Merci aux deux rapporteurs au fond et aux deux rapporteurs pour avis pour la qualité de leurs interventions. Ils nous ont fait part de leurs interrogations sur les limites de cet exercice législatif, que je partage.
Je n'ai pas de difficultés sur la prolongation des éléments de la loi SILT. Nous avons déjà eu à prendre position sur ces mesures, sans toutefois parvenir à convaincre l'Assemblée nationale qui, maintenant, admet leur pertinence. Je n'ai rien à ajouter à l'excellent rapport de Marc-Philippe Daubresse.
Sur le renseignement, le sujet est douloureux. Agnès Canayer souhaiterait que la Chancellerie nous aide à résoudre cette difficulté devant laquelle vont se trouver nos enquêteurs. Je ne pense pas que vous obtiendrez de réponse. Les conséquences de l'arrêt de la CJUE ont été analysées, et le Conseil d'État a fait preuve d'une grande créativité juridique, dans une logique d'ordre public, pour tirer parti des exceptions énumérées par la CJUE. Je ne crois pas que nous arriverons à sauvegarder l'utilisation des données de connexion pour les procédures de droit commun.

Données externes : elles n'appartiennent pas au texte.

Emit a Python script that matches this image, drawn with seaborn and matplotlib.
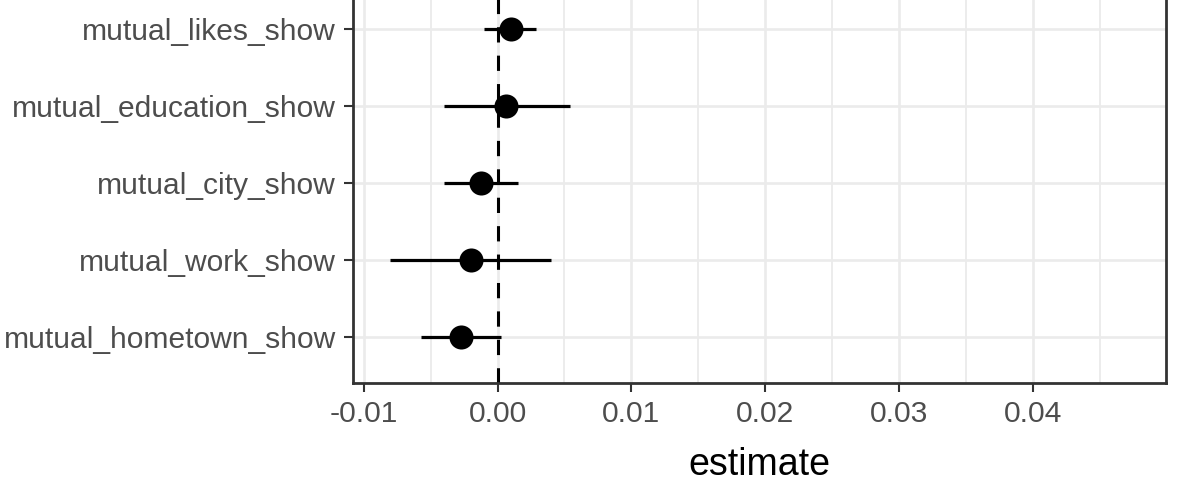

On ne peut que le regretter. L'époque où Maigret et ses inspecteurs passaient leur nuit sous la pluie, dans les embrasures des rues parisiennes, est terminée, et les enquêteurs d'aujourd'hui travaillent avec d'autres méthodes, et notamment le traitement des données : les voilà placés dans une situation d'impossibilité !
Vous faites pour le mieux, et je ne vois pas comment il serait possible de faire davantage... Reste tout de même une interrogation plus générale pour la société, que notre commission a bien prise en compte - et je remercie le président François-Noël Buffet d'avoir pris l'initiative, avec son collègue président de la commission affaires européennes, d'organiser une table ronde sur le sujet « pouvoir régalien et dispositions européennes », qui était passionnante.
Il y a deux enjeux pour l'avenir, posés par les conséquences de l'arrêt de la CJUE. D'abord - et c'est un sujet commun à la commission des lois et à la commission des affaires européennes - se pose la question des conditions d'exercice du contrôle de subsidiarité. C'est un pouvoir important de notre assemblée. Pourtant, nous n'avons jamais regardé ces questions de subsidiarité au prisme de la réserve d'ordre et de sécurité nationale, prévue par l'alinéa 2 de l'article 4 du traité sur l'Union européenne. Personne n'avait imaginé que, dans le Règlement général sur la protection des données, ce sujet se poserait. Personne n'avait vraiment imaginé que la directive sur le temps de travail soulèverait la question du régime de travail de nos sapeurs-pompiers, et surtout de nos militaires... Le président de notre commission des lois devrait donc sans doute avoir une concertation avec le président de la commission des affaires européennes, sur une sorte de réactualisation du prisme d'examen du contrôle de subsidiarité, pour y introduire une logique de sécurité nationale. On ne peut certes pas reprocher à la CJUE d'avoir appliqué le droit européen : après tout, nous la poussons à être le gardien des valeurs de l'Union vis-à-vis des pays de l'Europe centrale !
Par ailleurs, les pays confrontés à la difficulté de mener des enquêtes seront ouverts à des évolutions des directives, mais nous sommes dans une procédure de codécision. Or, il n'est pas certain que la commission des libertés du Parlement européen ait la même appréciation. D'où l'intérêt d'entretenir une forme de dialogue avec cette commission pour expliquer les points sur lesquels le législateur national se trouve en difficulté, et sur lesquels la codécision du législateur européen nous sera à un moment donné nécessaire.